No ai combustibili fossili, no al nucleare. No a nuove autostrade, no alla Tav. No agli inceneritori, no alle discariche. No all’eolico, alle biomasse, al fotovoltaico a terra. No alla caccia, no agli allevamenti intensivi.
L’accusa più comune mossa contro gli ambientalisti è di essere contrari a tutto e di non rendersi conto che il benessere quotidiano può esistere solo se esistono anche sacrifici in termini ambientali: anche un computer acceso, da qualche parte, inquina. Per dirla in altro modo, gli ambientalisti sono disfattisti: tante parole, nessuna alternativa. Ma chi non è disfattista, quali parole usa? Me ne vengono in mente tre che sono utilizzate in continuazione da politici, economisti, imprenditori, professori e opinionisti: crescita, sviluppo, progresso. Queste parole sono onnipresenti in qualsiasi proclama elettorale, e tutt’ora con il persistere della crisi continuano a essere un miraggio auspicato dai più. Tre parole che, proprio per l’abuso che ne è stato fatto, spesso sono vuotate del loro significato, distaccandosi sempre di più dalla realtà quotidiana, quella che negli appelli si dice di voler difendere.
La crescita non è altro che un lento suicidio, come dimostrato dal (parziale?) crollo del sistema industriale nazionale. Produrre “più dell’anno precedente” per non fallire. La finanza ha completamente divorato l’economia, tanto che chi oggi si appella al “buon senso” non è che un eretico, di fronte alla complessità dei calcoli che indicano la strada della sopravvivenza per un’azienda. Eppure un essere umano ha bisogno ogni giorno dello stesso numero di calorie per sopravvivere; l’economia che abbiamo creato, invece, non è mai sufficiente a sé stessa. Qualcosa non torna, lo capirebbe anche un bambino, e non a caso serve almeno una laurea per sostenere il contrario.

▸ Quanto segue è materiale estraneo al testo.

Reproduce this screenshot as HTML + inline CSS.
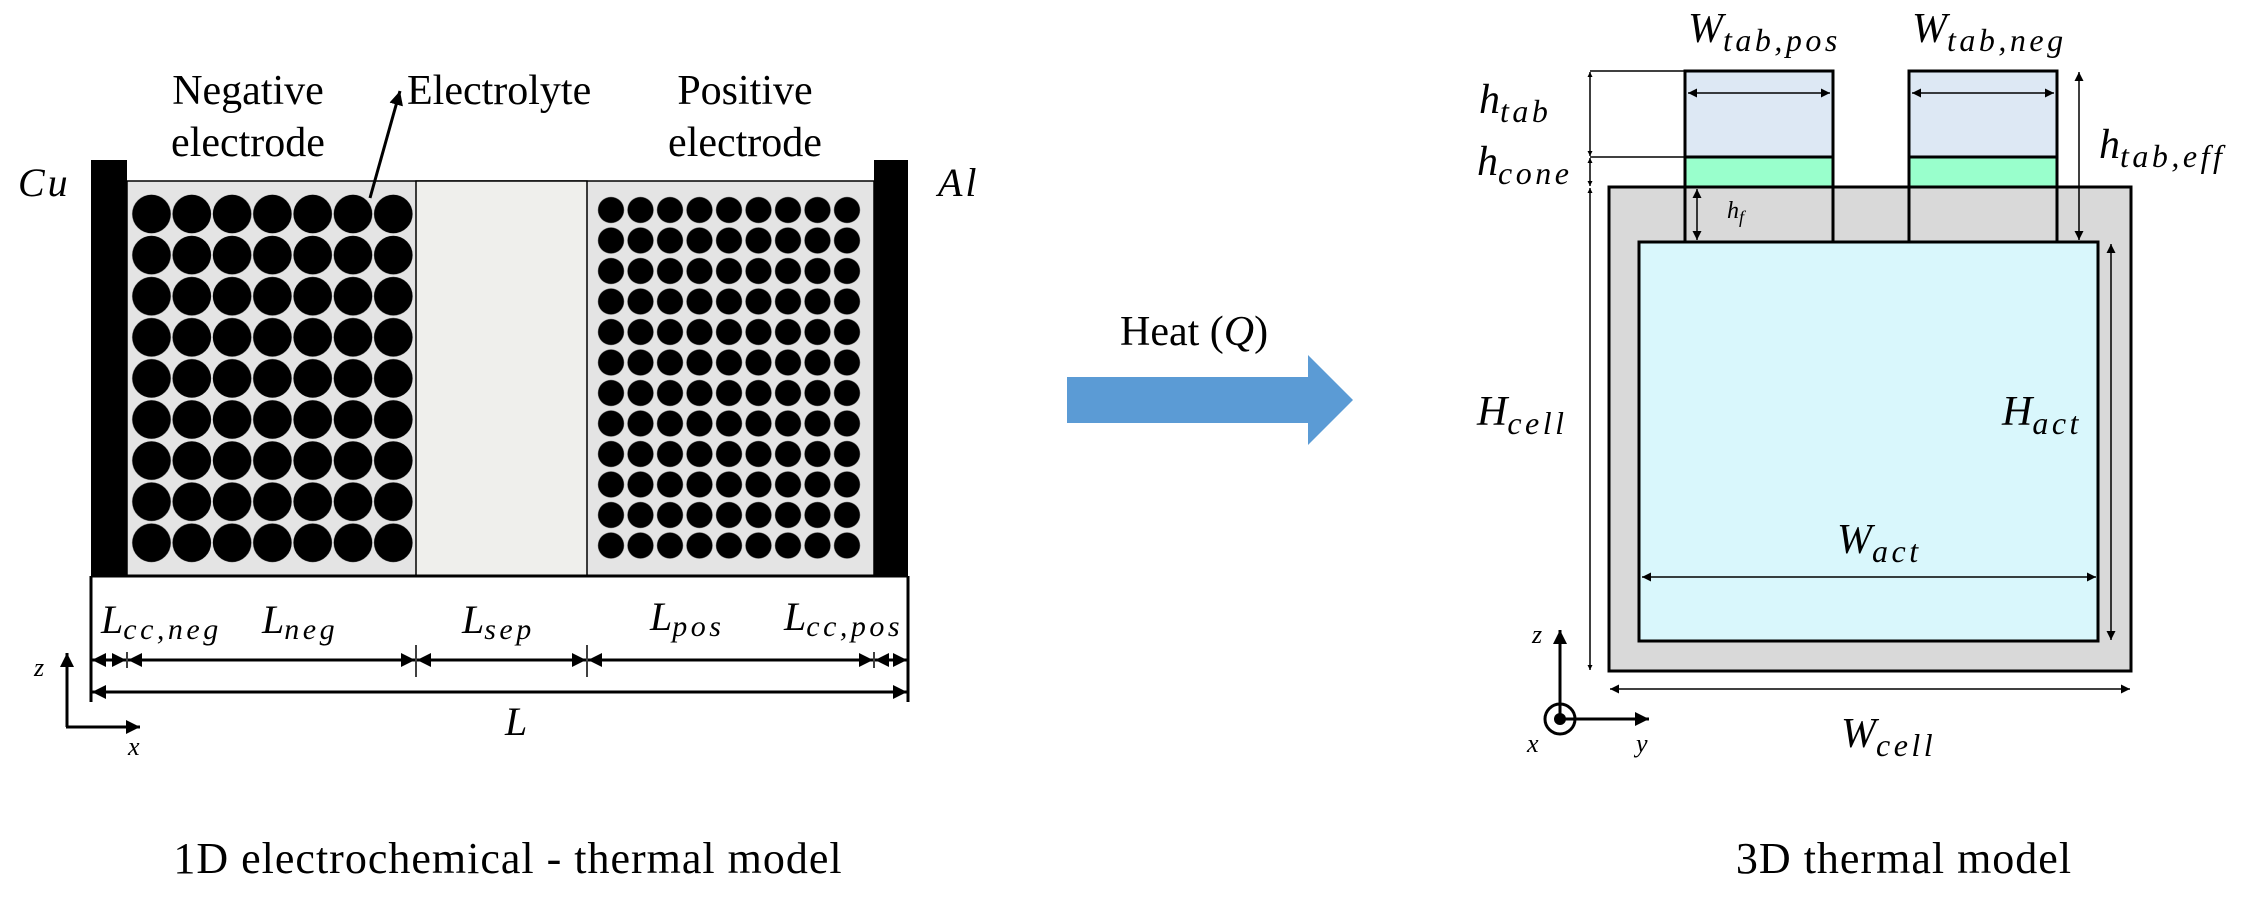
<!DOCTYPE html>
<html><head><meta charset="utf-8"><style>
html,body{margin:0;padding:0;background:#fff}
svg{display:block}
.t{font-family:"Liberation Serif",serif;fill:#000}
.m{font-family:"Liberation Serif",serif;font-style:italic;fill:#000}
.s{letter-spacing:3.5px}
</style></head><body>
<svg width="2257" height="909" viewBox="0 0 2257 909" xmlns="http://www.w3.org/2000/svg">
<defs>
<marker id="a" viewBox="0 0 10 10" refX="10" refY="5" markerWidth="5" markerHeight="5" orient="auto-start-reverse" markerUnits="userSpaceOnUse"><path d="M0,0L10,5L0,10z" fill="#000"/></marker>
<marker id="ab" viewBox="0 0 10 10" refX="10" refY="5" markerWidth="14" markerHeight="14" orient="auto-start-reverse" markerUnits="userSpaceOnUse"><path d="M0,0L10,5L0,10z" fill="#000"/></marker>
<marker id="as" viewBox="0 0 10 10" refX="10" refY="5" markerWidth="9" markerHeight="9" orient="auto-start-reverse" markerUnits="userSpaceOnUse"><path d="M0,0L10,5L0,10z" fill="#000"/></marker>
<pattern id="pn" x="131.35" y="193.45" width="40.3" height="41.1" patternUnits="userSpaceOnUse"><circle cx="20.15" cy="20.55" r="19.3" fill="#000"/></pattern>
<pattern id="pp" x="596.25" y="194.75" width="29.5" height="30.5" patternUnits="userSpaceOnUse"><circle cx="14.75" cy="15.25" r="13" fill="#000"/></pattern>
</defs>

<!-- LEFT PANEL -->
<rect x="127" y="181" width="747" height="395" fill="#e4e4e4" stroke="#000" stroke-width="1.5"/>
<rect x="416" y="181" width="171" height="395" fill="#efefec" stroke="#000" stroke-width="1.5"/>
<rect x="131.35" y="193.45" width="282.1" height="369.9" fill="url(#pn)"/>
<rect x="596.25" y="194.75" width="265.5" height="366" fill="url(#pp)"/>
<rect x="91" y="160" width="36" height="416" fill="#000"/>
<rect x="874" y="160" width="34" height="416" fill="#000"/>
<path d="M91,576H908M91,576V702M908,576V702" stroke="#000" stroke-width="3" fill="none"/>
<g stroke="#000" stroke-width="1.5"><path d="M416,645V677M587,645V677M874,652V668M127,652V668"/></g>
<g stroke="#000" stroke-width="3" fill="none">
<line x1="92" y1="660" x2="126" y2="660" marker-start="url(#ab)" marker-end="url(#ab)"/>
<line x1="128" y1="660" x2="415" y2="660" marker-start="url(#ab)" marker-end="url(#ab)"/>
<line x1="417" y1="660" x2="586" y2="660" marker-start="url(#ab)" marker-end="url(#ab)"/>
<line x1="588" y1="660" x2="873" y2="660" marker-start="url(#ab)" marker-end="url(#ab)"/>
<line x1="875" y1="660" x2="907" y2="660" marker-start="url(#ab)" marker-end="url(#ab)"/>
<line x1="92" y1="692" x2="907" y2="692" marker-start="url(#ab)" marker-end="url(#ab)"/>
<line x1="67" y1="727" x2="67" y2="653" marker-end="url(#ab)"/>
<line x1="66" y1="727" x2="140" y2="727" marker-end="url(#ab)"/>
<line x1="370" y1="198" x2="400" y2="91" marker-end="url(#ab)"/>
</g>
<text class="t" x="248" y="104" font-size="42" text-anchor="middle">Negative</text>
<text class="t" x="248" y="156" font-size="42" text-anchor="middle">electrode</text>
<text class="t" x="407" y="104" font-size="42">Electrolyte</text>
<text class="t" x="745" y="104" font-size="42" text-anchor="middle">Positive</text>
<text class="t" x="745" y="156" font-size="42" text-anchor="middle">electrode</text>
<text class="m" x="18" y="196" font-size="40" letter-spacing="3">Cu</text>
<text class="m" x="938" y="196" font-size="40" letter-spacing="3">Al</text>
<text class="m" x="101" y="633" font-size="40">L<tspan class="s" font-size="30" dy="6">cc,neg</tspan></text>
<text class="m" x="262" y="633" font-size="40">L<tspan class="s" font-size="30" dy="6">neg</tspan></text>
<text class="m" x="462" y="633" font-size="40">L<tspan class="s" font-size="30" dy="6">sep</tspan></text>
<text class="m" x="650" y="630" font-size="40">L<tspan class="s" font-size="30" dy="6">pos</tspan></text>
<text class="m" x="784" y="630" font-size="40">L<tspan class="s" font-size="30" dy="6">cc,pos</tspan></text>
<text class="m" x="505" y="735" font-size="40">L</text>
<text class="m" x="34" y="676" font-size="26">z</text>
<text class="m" x="128" y="755" font-size="26">x</text>
<text class="t" x="508" y="873" font-size="44" text-anchor="middle" letter-spacing="1">1D electrochemical  - thermal model</text>

<!-- HEAT ARROW -->
<path d="M1067,377H1308V355L1353,400L1308,445V423H1067z" fill="#5b9bd5"/>
<text class="t" x="1120" y="345" font-size="42">Heat (<tspan font-style="italic">Q</tspan>)</text>

<!-- RIGHT PANEL -->
<rect x="1609" y="187" width="522" height="484" fill="#d9d9d9" stroke="#000" stroke-width="3"/>
<rect x="1685" y="71" width="148" height="86" fill="#dde8f4" stroke="#000" stroke-width="3"/>
<rect x="1685" y="157" width="148" height="30" fill="#99ffcc" stroke="#000" stroke-width="3"/>
<rect x="1909" y="71" width="148" height="86" fill="#dde8f4" stroke="#000" stroke-width="3"/>
<rect x="1909" y="157" width="148" height="30" fill="#99ffcc" stroke="#000" stroke-width="3"/>
<path d="M1685,187V242M1833,187V242M1909,187V242M2057,187V242" stroke="#000" stroke-width="3"/>
<rect x="1639" y="242" width="459" height="399" fill="#d9f7fc" stroke="#000" stroke-width="3"/>
<g stroke="#000" stroke-width="1.5" fill="none">
<path d="M1590,71H1685M1590,157H1685"/>
<line x1="1688" y1="93" x2="1830" y2="93" marker-start="url(#as)" marker-end="url(#as)"/>
<line x1="1912" y1="93" x2="2054" y2="93" marker-start="url(#as)" marker-end="url(#as)"/>
<line x1="1590" y1="72" x2="1590" y2="156" marker-start="url(#a)" marker-end="url(#a)"/>
<line x1="1590" y1="158" x2="1590" y2="186" marker-start="url(#a)" marker-end="url(#a)"/>
<line x1="1590" y1="188" x2="1590" y2="670" marker-start="url(#a)" marker-end="url(#a)"/>
<line x1="1697" y1="189" x2="1697" y2="240" marker-start="url(#as)" marker-end="url(#as)"/>
<line x1="2079" y1="72" x2="2079" y2="240" marker-start="url(#as)" marker-end="url(#as)"/>
<line x1="2111" y1="244" x2="2111" y2="640" marker-start="url(#as)" marker-end="url(#as)"/>
<line x1="1642" y1="577" x2="2096" y2="577" marker-start="url(#as)" marker-end="url(#as)"/>
<line x1="1610" y1="689" x2="2130" y2="689" marker-start="url(#as)" marker-end="url(#as)"/>
</g>
<g stroke="#000" stroke-width="3" fill="none">
<line x1="1560" y1="719" x2="1560" y2="630" marker-end="url(#ab)"/>
<line x1="1560" y1="719" x2="1649" y2="719" marker-end="url(#ab)"/>
<circle cx="1560" cy="719" r="15"/>
</g>
<circle cx="1560" cy="719" r="6" fill="#000"/>
<text class="m" x="1532" y="643" font-size="26">z</text>
<text class="m" x="1527" y="752" font-size="26">x</text>
<text class="m" x="1636" y="752" font-size="26">y</text>

<text class="m" x="1688" y="42" font-size="42">W<tspan class="s" font-size="32" dy="9">tab,pos</tspan></text>
<text class="m" x="1912" y="42" font-size="42">W<tspan class="s" font-size="32" dy="9">tab,neg</tspan></text>
<text class="m" x="1479" y="113" font-size="42">h<tspan class="s" font-size="32" dy="9">tab</tspan></text>
<text class="m" x="1477" y="175" font-size="42">h<tspan class="s" font-size="32" dy="9">cone</tspan></text>
<text class="m" x="2099" y="158" font-size="42">h<tspan class="s" font-size="32" dy="9" letter-spacing="6">tab,eff</tspan></text>
<text class="m" x="1727" y="218" font-size="24">h<tspan font-size="18" dy="5">f</tspan></text>
<text class="m" x="1477" y="425" font-size="42">H<tspan class="s" font-size="32" dy="9">cell</tspan></text>
<text class="m" x="2002" y="425" font-size="42">H<tspan class="s" font-size="32" dy="9">act</tspan></text>
<text class="m" x="1837" y="553" font-size="42">W<tspan class="s" font-size="32" dy="9">act</tspan></text>
<text class="m" x="1841" y="747" font-size="42">W<tspan class="s" font-size="32" dy="9">cell</tspan></text>
<text class="t" x="1904" y="873" font-size="44" text-anchor="middle" letter-spacing="1">3D thermal model</text>
</svg>
</body></html>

Lo sviluppo ci dice che abbiamo bisogno di nuove strade, di nuovi ponti, di nuove grandi opere. Come abbiamo fatto, fino ad oggi, a sopravvivere senza? La via dei grandi investimenti pubblici per contrastare la crisi è stata perseguita nel 1929; a 80 anni di distanza forse sarebbe il caso di valutare l’anacronismo di certi appelli che pensano al Pil di oggi, ma non alle conseguenze di domani: siamo o non siamo il Paese che sette miliardi di persone vogliono visitare? Non credo che dall’estremo Oriente vengano in Italia per vedere le nostre autostrade, anche perché probabilmente le sanno fare meglio di noi. Nella peggiore delle ipotesi una nuova strada serve a spostare il traffico, in quella più plausibile serve a incrementarlo. Eppure l’Europa, con la strategia 20-20-20, pone la riduzione delle emissioni come obiettivo di primaria importanza. Parole al vento, evidentemente (quale coerenza, visto che è proprio il vento oggi l’unica arma contro lo smog nella stagnante pianura Padana).
Al progresso, infine, non resta che somigliare a una presa in giro. Non servono a nulla l’abitazione passiva, la sportina biodegradabile, l’auto ibrida e il pannello solare se questi strumenti continuano a essere nient’altro che una scusa per la crescita, per cadere nuovamente in una spirale autodistruttiva.
La geografia che si studia alle scuole elementari insegna che ogni territorio ha una sua vocazione. E prima o poi anche chi combatte il “disfattismo” dovrà farsene una ragione. Il fotovoltaico sarà nei deserti, l’energia verrà dal mare e dai fiumi molto più di quanto non avvenga oggi. Riqualificare sarà obbligatorio, costruire sarà proibito. Questa è crescita. Le bonifiche cancelleranno i segni delle speculazioni incapaci di produrre ricchezza senza creare debito pubblico, perché l’Italia dovrà tornare prima di tutto bella per continuare a sedurre il mondo e trarre profitto da quelle miniere d’oro chiamate turismo e cultura. Questo è sviluppo. Le discariche non serviranno, perché tutti i materiali non riciclabili verranno depennati dal ciclo produttivo. Le centrali a biomasse spariranno perché la produzione di cibo tornerà a essere un investimento più conveniente. I tir non dovranno trasportare l’insalata da Bari a Milano, perché la verdura può coltivarla anche il vicino di casa. Questo è progresso. Ma tornando al valore delle parole, queste si chiamano ancora utopie.